I'm sorry if this sounds mathematically incorrect, but if we assume that in the case of a non-frozen model it is affected by gradient at scale of 1.0, and when it's frozen it is affected by 0.0, I would love to be able to vary this coefficient, so I could have not a completely frozen module (0.0), but still be partially affected by the gradient descent (fro example, by 0.1). But it is still important, that model L fully affects the result of H. Or in other words, it affects the result by the scale of 1.0, but at the stage of back-propagation, it is affected by 0.1.

The main idea behind this is for model L to get slightly tuned w.r.t. to a high-level task.
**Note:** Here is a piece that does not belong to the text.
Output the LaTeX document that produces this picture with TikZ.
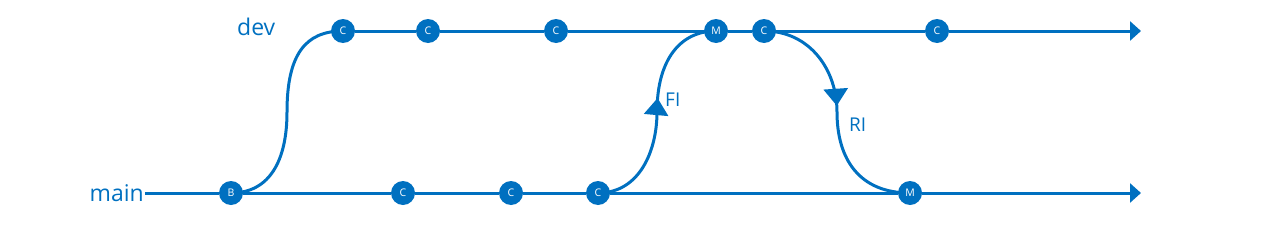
\documentclass[tikz,border=0pt]{standalone}
\usepackage{fontspec}
\setmainfont{Open Sans}
\usetikzlibrary{arrows.meta,decorations.markings,backgrounds}
\definecolor{gblue}{RGB}{0,112,192}
\tikzset{
  commit/.style={circle,fill=gblue,inner sep=0pt,minimum size=24pt,text=white,font=\fontsize{10.5}{10.5}\selectfont},
  branchline/.style={draw=gblue,line width=3pt},
  endarrow/.style={-{Triangle[length=11pt,width=19pt]}},
  lbl/.style={text=gblue,font=\fontsize{23}{23}\selectfont,inner sep=0pt},
  mlbl/.style={text=gblue,font=\fontsize{19}{19}\selectfont,inner sep=0pt},
  midarrow/.style={postaction={decorate},decoration={markings,mark=at position #1 with {\arrow{Triangle[length=17pt,width=24pt]}}}}
}
\begin{document}
\begin{tikzpicture}[x=1pt,y=-1pt]
\useasboundingbox (0,0) rectangle (1280,225);
% dev commits
\node[commit] (d1) at (343,31) {C};
\node[commit] (d2) at (428,31) {C};
\node[commit] (d3) at (556,31) {C};
\node[commit] (dm) at (716,31) {M};
\node[commit] (d4) at (764,31) {C};
\node[commit] (d5) at (937,31) {C};
% main commits
\node[commit] (b) at (231,193) {B};
\node[commit] (m1) at (403,193) {C};
\node[commit] (m2) at (511,193) {C};
\node[commit] (m3) at (598,193) {C};
\node[commit] (mm) at (910,193) {M};
% labels
\node[lbl,anchor=base west] (devl) at (237,35) {dev};
\node[lbl,anchor=base east] (mainl) at (144,201) {main};
\node[mlbl,anchor=base west] (fi) at (665,106) {FI};
\node[mlbl,anchor=base west] (ri) at (849,131) {RI};
\coordinate (mstart) at (145,193);
\coordinate (mend) at (1141,193);
\coordinate (dend) at (1141,31);
\coordinate (s1) at (287,112);
\coordinate (s2) at (657,112);
\coordinate (s3) at (837,112);
\begin{scope}[on background layer]
\draw[branchline] (mstart) -- (b) -- (m1) -- (m2) -- (m3) -- (mm);
\draw[branchline,endarrow] (mm) -- (mend);
\draw[branchline] (d1) -- (d2) -- (d3) -- (dm) -- (d4) -- (d5);
\draw[branchline,endarrow] (d5) -- (dend);
\draw[branchline] (b.center) .. controls (270,193) and (287,160) .. (s1) .. controls (287,55) and (305,31) .. (d1.center);
\draw[branchline,midarrow=0.56] (m3.center) .. controls (640,193) and (657,150) .. (s2) .. controls (657,60) and (680,31) .. (dm.center);
\draw[branchline,midarrow=0.47] (d4.center) .. controls (810,31) and (837,70) .. (s3) .. controls (837,160) and (860,193) .. (mm.center);
\end{scope}
\end{tikzpicture}
\end{document}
I googled the question, but the best I came up with these two questions, which, I believe, could contain a hint to my question, but I still can't figure out how to have separate "weights" for forward and backward passes:

  1. https://discuss.pytorch.org/t/multiply-a-model-by-trainable-scalar/76308
  2. https://discuss.pytorch.org/t/different-forward-and-backward-weights/52800/10 This one seems to answer the question, but it seems too hacky, and maybe outdated. Maybe there are more established and actual methods of doing this?

Solution

  • From what I understand, you're trying to specify a different learning rate for different parts of your model. Pytorch optimizers support that option directly:

    optim.SGD([
                  {'params': model.base.parameters()},
                  {'params': model.L.parameters(), 'lr': 1e-3}
                ], lr=1e-2, momentum=0.9)
    

    From there, you can run a training loop as usual.